Knitting Around the Corner (Edgings & Borders II)

Welcome to 30 Days to Better Knitting, a knitter’s master class helping you getting better at knitting and learn new knitting techniques and tricks in 30 days! Today we’re talking about knitting around the corner – how to knit edgings when there are corners involved?

Improve Your Knitting Skills in 30 Days: Table of Contents

We talked about how to knit edgings generally in yesterday’s post How To Knit Edgings and Borders already, so if you got questions on edgings in general, consider reading this post first.

Today’s question is knitting around the corner: This is especially interesting when working edgings in square shawls.

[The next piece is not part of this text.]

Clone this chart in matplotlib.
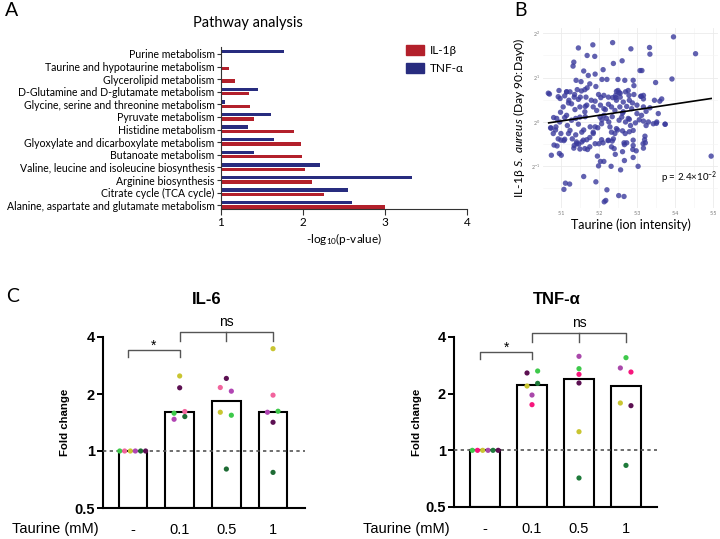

Knitting Around The Corner

Corners are shaped

  • by increases (when working in the same direction as the main shawl – in square shawls, this means increasing two stitches every other row for each of the four corners), or
  • by using short rows, in case you are working sideways.

Shaping Corners With Increases

When you’re knitting square shawls center out, corners are usually shaped by increases. Using increases is the easiest way I’m aware of at least – but let’s have a look at the underlying principles first.

When knitting square shawls center out you are increasing two stitches at every corner. When you knit your edging (or border) you need to do the same. An example of a corner increase section is shown below.

Knitting around the corner with increases

Your “normal” stitch pattern happens right and left of this increase corner section. You’ll need four corner and four normal pattern sections for one square shawl worked center out.

I’m using a “knit through back loop” (ktbl) stitch instead of a regular knit stitch because it looks much nicer and more finished. (Try it out for yourself to see the difference!)

Shaping Corners With Short Rows

In case you need a general introduction to short rows, consider reading my recent post The Complete Guide to Short Rows first!

The schematic below shows the short row turning points needed for knitting the first half of one corner.

Knitting around the corner
Turning corners with short rows: shaping the first half (legend see below)

Knitting around the corner

The second half of short row positions is a mirror image of the first one. Basically, you are creating two 45° angles which are shaping your corner.